With the return trip planned back down the Rhyd Ddu path we only needed day packs for the first leg of the journey.
Some basic items taken (some shared between two people):
- Walking poles
- 2 lt water
- Snack food
- kettle, stove, tea, milk, sugar
- Lighter / flint / steel
- Bivvy bag (emergency shelter)
- glow sticks (emergency use)
- Waterproof jacket, trousers, gloves, hat
- Worn clothing, Long Johns, Walking trousers, T-shirt base layer, Thermal warm long sleeve intermediate layer, Wind proof jacket, bandanna.
- Map & Compass
- Ham Radio, Mobile Phone, Knife
The views are spectacular as you rise up the mountain, below the many lakes / reservoirs can be seen like mirrors inserted into the land.
Cloud formation at around 600 metres soon blocked out any sun and warmth as the temperature stared to lower and the winds increasing. Still relatively dry we pushed on through the cloud.
With the incline becoming more steep and the air thinning my (lack of) fitness was starting to show, however with several short stops it was long before we started to see our first signs of snow as we climbed the last 200m to the summit.
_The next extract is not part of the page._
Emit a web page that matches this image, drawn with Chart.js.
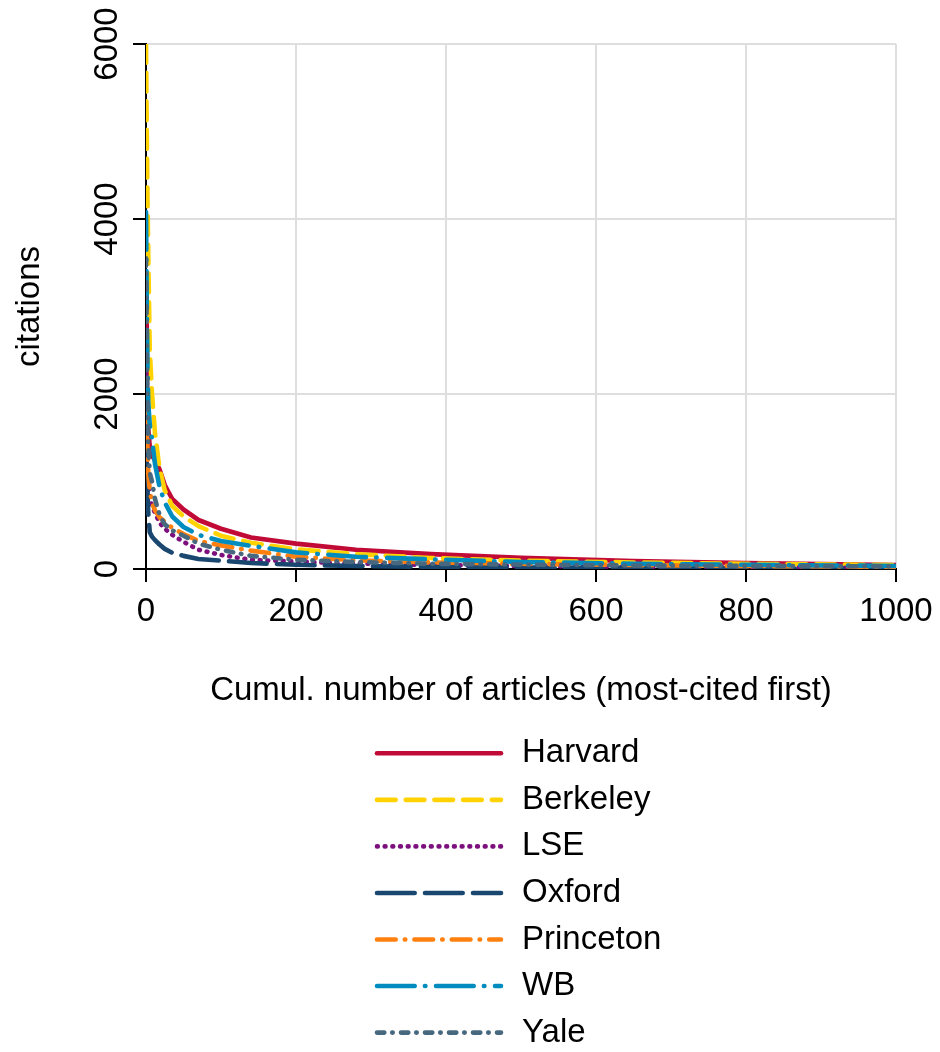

Arriving at the summit for a well-earned cup of tea brewed on a camp stove, so truly British!
The decent was somewhat easier and quicker and it was no time before we were back at the start of the path and with perfect timing as the rain came. This was an ideal opportunity to dive into the village pub for a pint and a bite to eat to reflect on the day and decide on a wild camp pitch location.
With the down turn in the weather and forecast of minus temperatures at above 500 meters, we decided to find a pitch site at a lower level. We had spotted a small lake/reservoir about 1/2 mile from the Rhyd Ddu start point as we descended Snowdon so we set out to find it and to see if it was suitable.
Spotting a small patch of green on the far side of the lake next to a ruin of an old farmer cottage we pitched our tents before the worst of the rain fall and loss of light.
Time for a quick Hot Chocolate brew before the light disappeared and the heavens opened up so it was time to turn in.
The storms overnight really did give the tents some battering and were a great test. As dawn started to break, the clouds cleared and the winds died down, opening the flap door
of the tent and looking out across the lake was worth everything.
It was possible to use the stove just within the outer tent sheet should it have been raining, lighting the stove was initially an issue as the lighter broke! “Two is one, one is none” sprung to mind as I routed around for my spare lighter!
With a bright morning sun to dry out the tents gave us time to snap a few images of the beautiful surroundings and to get breakfast on.
Theres nothing like a camp meal and steaks planned for the night before made a great breakfast meal!
With everything packed away, the rule ‘leave no trace’ applied, it was time to leave this tranquil place and head home.